Shumlin spoke to a Senate and House dominated by his fellow Democrats and listed a series of liberal initiatives the Legislature tackled this year. It raised the minimum wage from its current $8.73 in stages to $10.50 by 2018.
"We raised the minimum wage to ensure that Vermonters who work hard don’t live in poverty," Shumlin said to applause from the House.
House Speaker Shap Smith, D-Morristown, offered similar thanks. On the minimum wage, he spoke of Friday night’s "almost unanimous vote (132 to 3) to make sure that working Vermonters at the lowest end of the income scale would have more money in their pockets."
Saturday’s adjournment completed a flurry of bills passing in recent days; Smith likened lawmakers’ work in the final two weeks to "drinking out of a fire hose."
One item that didn’t pass, despite a last-ditch effort by the House Education Committee’s majority to save it, was a bill designed to push Vermont school districts to consolidate for better administrative efficiency and expanded course offerings.

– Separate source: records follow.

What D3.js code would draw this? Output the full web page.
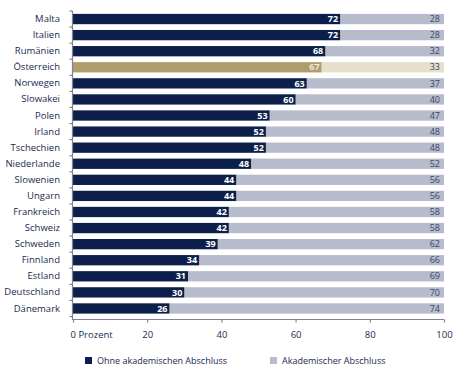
<!DOCTYPE html>
<html><head><meta charset="utf-8">
<script src="https://cdn.jsdelivr.net/npm/d3@7"></script>
<style>
body{margin:0;background:#fff;}
svg{display:block;font-family:"Open Sans","Noto Sans",sans-serif;}
</style></head>
<body><svg id="c" width="465" height="385"></svg>
<script>
const countries = ["Malta","Italien","Rumänien","Österreich","Norwegen","Slowakei","Polen","Irland","Tschechien","Niederlande","Slowenien","Ungarn","Frankreich","Schweiz","Schweden","Finnland","Estland","Deutschland","Dänemark"];
const ohne = [72,72,68,67,63,60,53,52,52,48,44,44,42,42,39,34,31,30,26];
const akad = [28,28,32,33,37,40,47,48,48,52,56,56,58,58,62,66,69,70,74];
const xTicks = [0,20,40,60,80,100];
const xTickLabels = ["0 Prozent","20","40","60","80","100"];
const seriesNames = ["Ohne akademischen Abschluss","Akademischer Abschluss"];
const highlight = "Österreich";

const dark = "#0c1f4a", light = "#b6bccb", gold = "#b19d6c", goldLight = "#e5dfcb";
const textCol = "#1b2a52", axisCol = "#7d8496";

const svg = d3.select("#c");
const x = d3.scaleLinear().domain([0,100]).range([73,444]);
const y = d3.scaleBand().domain(countries).range([11,316.5]).paddingInner(0.36).paddingOuter(0.18);

const rows = countries.map((c,i)=>({c, a:ohne[i], b:akad[i]}));
const g = svg.append("g");
// light segment (stacked, capped at 100 %)
g.selectAll("rect.b").data(rows).join("rect")
  .attr("x", d=>x(d.a)).attr("y", d=>y(d.c))
  .attr("width", d=>x(Math.min(100,d.a+d.b))-x(d.a)).attr("height", y.bandwidth())
  .attr("fill", d=>d.c===highlight?goldLight:light);
g.selectAll("rect.a").data(rows).join("rect")
  .attr("x", x(0)).attr("y", d=>y(d.c))
  .attr("width", d=>x(d.a)-x(0)).attr("height", y.bandwidth())
  .attr("fill", d=>d.c===highlight?gold:dark);

// value labels
g.selectAll("text.a").data(rows).join("text")
  .attr("x", d=>x(d.a)-2).attr("y", d=>y(d.c)+y.bandwidth()/2)
  .attr("dy","0.35em").attr("text-anchor","end")
  .attr("font-size",9).attr("font-weight","bold")
  .attr("fill", d=>d.c===highlight?"#efe9da":"#fff").text(d=>d.a);
g.selectAll("text.b").data(rows).join("text")
  .attr("x", x(100)-4).attr("y", d=>y(d.c)+y.bandwidth()/2)
  .attr("dy","0.35em").attr("text-anchor","end")
  .attr("font-size",9).attr("fill","#3d4766").text(d=>d.b);

// y axis
const yAxis = d3.axisLeft(y).tickSize(0).tickPadding(12);
const ya = svg.append("g").attr("transform",`translate(${x(0)-1},0)`).call(yAxis);
ya.select(".domain").remove();
ya.selectAll("text").attr("font-size",9.5).attr("fill",textCol).attr("font-family","'Open Sans','Noto Sans',sans-serif");
const step = y.step();
const boundaries = countries.map(c=>y(c)-step*y.paddingInner()/2).concat([y(countries[countries.length-1])+y.bandwidth()+step*y.paddingInner()/2]);
svg.append("line").attr("x1",x(0)-0.5).attr("x2",x(0)-0.5).attr("y1",boundaries[0]).attr("y2",320).attr("stroke",axisCol).attr("stroke-width",1.2);
svg.selectAll("line.yt").data(boundaries).join("line")
  .attr("x1",x(0)-3.5).attr("x2",x(0)-0.5).attr("y1",d=>d).attr("y2",d=>d)
  .attr("stroke",axisCol).attr("stroke-width",1.2);

// x axis
const xAxis = d3.axisBottom(x).tickValues(xTicks).tickSize(3).tickPadding(9).tickFormat((d,i)=>xTickLabels[i]);
const xa = svg.append("g").attr("transform","translate(0,319.5)").call(xAxis);
xa.select(".domain").attr("stroke",axisCol).attr("stroke-width",1.2).attr("d",`M${x(0)-0.5},0H${x(100)}`);
xa.selectAll(".tick line").attr("stroke",axisCol).attr("stroke-width",1.2);
xa.selectAll("text").attr("font-size",9.5).attr("fill",textCol).attr("font-family","'Open Sans','Noto Sans',sans-serif");
xa.selectAll(".tick text").filter((d,i)=>i===0).attr("text-anchor","start").attr("x",-3);

// legend
const leg = svg.append("g");
const legItems = [{n:seriesNames[0],c:dark,x:85},{n:seriesNames[1],c:light,x:270}];
legItems.forEach(it=>{
  leg.append("rect").attr("x",it.x).attr("y",357).attr("width",7).attr("height",7).attr("fill",it.c);
  leg.append("text").attr("x",it.x+12).attr("y",360.5).attr("dy","0.35em").attr("font-size",9).attr("fill",textCol).text(it.n);
});
</script></body></html>
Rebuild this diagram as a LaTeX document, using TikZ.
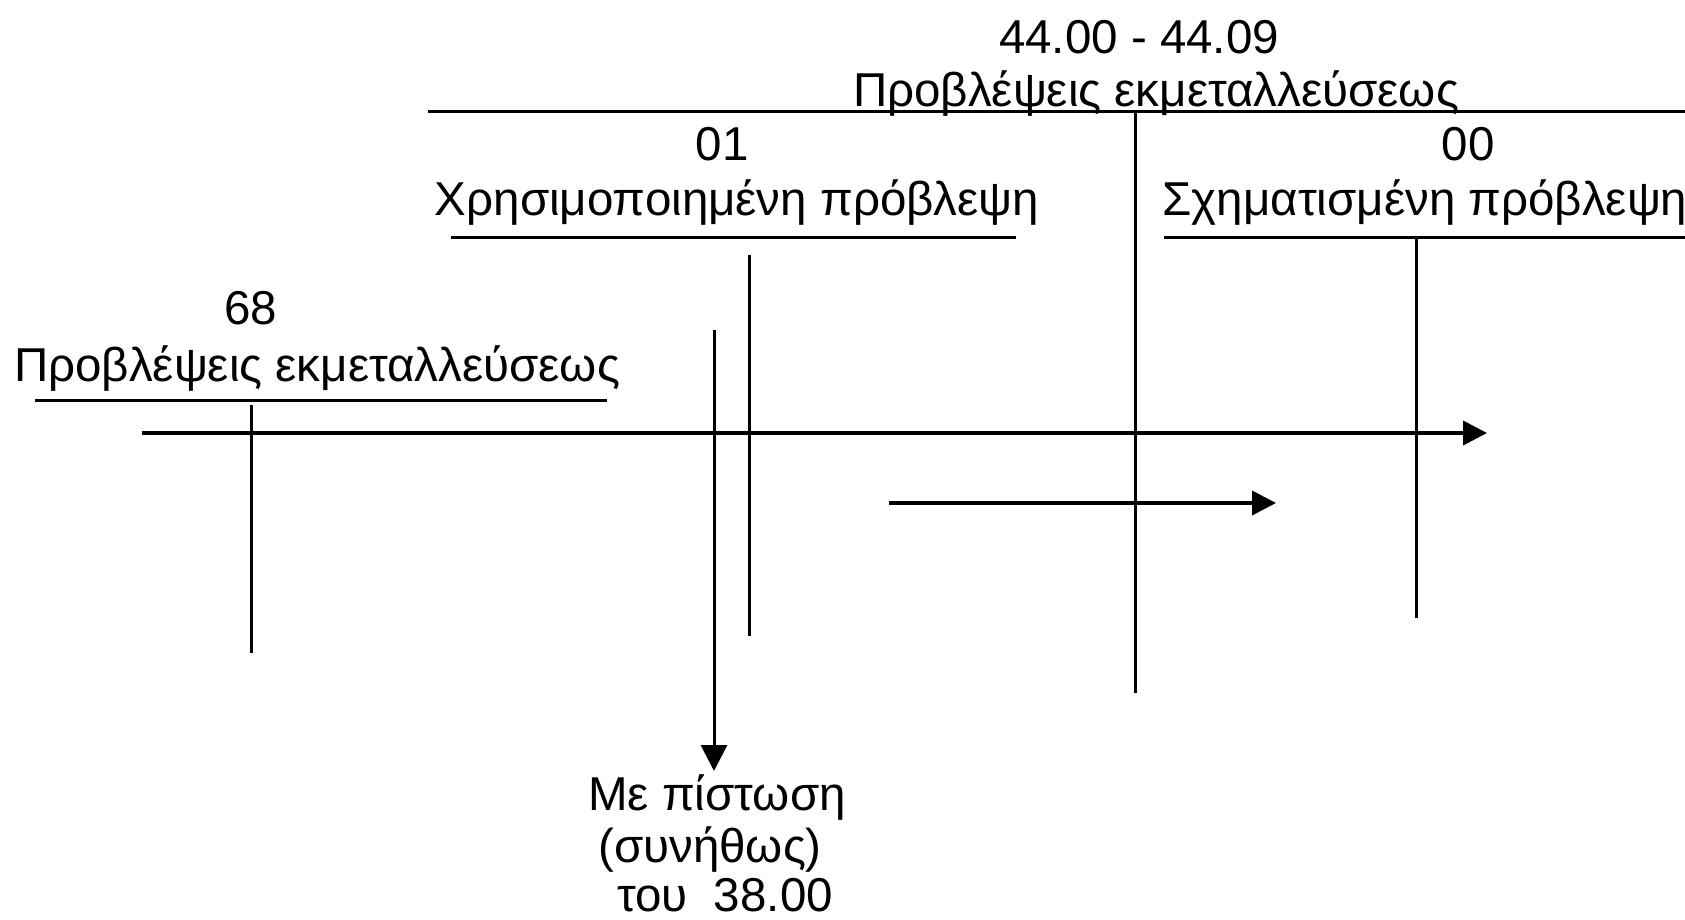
\documentclass[tikz,border=0pt]{standalone}
\usepackage{fontspec}
\setmainfont{Liberation Sans}
\usetikzlibrary{arrows.meta}
\begin{document}
\begin{tikzpicture}[x=1pt,y=-1pt,
  lbl/.style={inner sep=0pt,anchor=base,font=\fontsize{47.5}{56}\selectfont},
  rule/.style={line width=3pt},
  stem/.style={line width=3pt},
  flow/.style={line width=3.8pt,-{Triangle[length=24pt,width=24pt]}}]
\useasboundingbox (0,0) rectangle (1685,919);
% account 44.00 - 44.09
\node[lbl] (t44code) at (1139,53) {44.00 - 44.09};
\node[lbl] (t44name) at (1156,106) {Προβλέψεις εκμεταλλεύσεως};
\coordinate (t44l) at (428,111);
\coordinate (t44r) at (1685,111);
\coordinate (t44top) at (1135,111);
\coordinate (t44bot) at (1135,693);
\draw[rule] (t44l) -- (t44r);
\draw[stem] (t44top) -- (t44bot);
% sub-account 01
\node[lbl] (s01code) at (722,160) {01};
\node[lbl] (s01name) at (737,215) {Χρησιμοποιημένη πρόβλεψη};
\coordinate (s01l) at (451,237.5);
\coordinate (s01r) at (1016,237.5);
\coordinate (s01top) at (749,255);
\coordinate (s01bot) at (749,636);
\draw[rule] (s01l) -- (s01r);
\draw[stem] (s01top) -- (s01bot);
% sub-account 00
\node[lbl] (s00code) at (1468,160) {00};
\node[lbl] (s00name) at (1425,215) {Σχηματισμένη πρόβλεψη};
\coordinate (s00l) at (1164,237.5);
\coordinate (s00r) at (1685,237.5);
\coordinate (s00top) at (1416,237.5);
\coordinate (s00bot) at (1416,618);
\draw[rule] (s00l) -- (s00r);
\draw[stem] (s00top) -- (s00bot);
% account 68
\node[lbl] (a68code) at (251,324) {68};
\node[lbl] (a68name) at (317,381) {Προβλέψεις εκμεταλλεύσεως};
\coordinate (a68l) at (35,400);
\coordinate (a68r) at (607,400);
\coordinate (a68top) at (251,405);
\coordinate (a68bot) at (251,653);
\draw[rule] (a68l) -- (a68r);
\draw[stem] (a68top) -- (a68bot);
% flows
\coordinate (f1s) at (142,433);
\coordinate (f1e) at (1487,433);
\draw[flow] (f1s) -- (f1e);
\coordinate (f2s) at (889,503);
\coordinate (f2e) at (1276,503);
\draw[flow] (f2s) -- (f2e);
% credit note
\node[lbl] (credit1) at (717,810) {Με πίστωση};
\node[lbl] (credit2) at (710,862) {(συνήθως)};
\node[lbl] (credit3) at (725,911) {του\ \ 38.00};
\coordinate (f3s) at (714,330);
\coordinate (f3e) at (714,771);
\draw[stem,-{Triangle[length=26pt,width=26pt]}] (f3s) -- (f3e);
\end{tikzpicture}
\end{document}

After a 6 to 4 vote in the committee to pass a bill creating incentives for districts to join one another, backers of the bill were not able to get the three-fourths majority they needed on the House floor to speed the bill to passage before adjournment.
"I think that conversation was worth having, and we are going to need to have the conversation in the future because we need to do better by our kids," Smith said in his farewell remarks.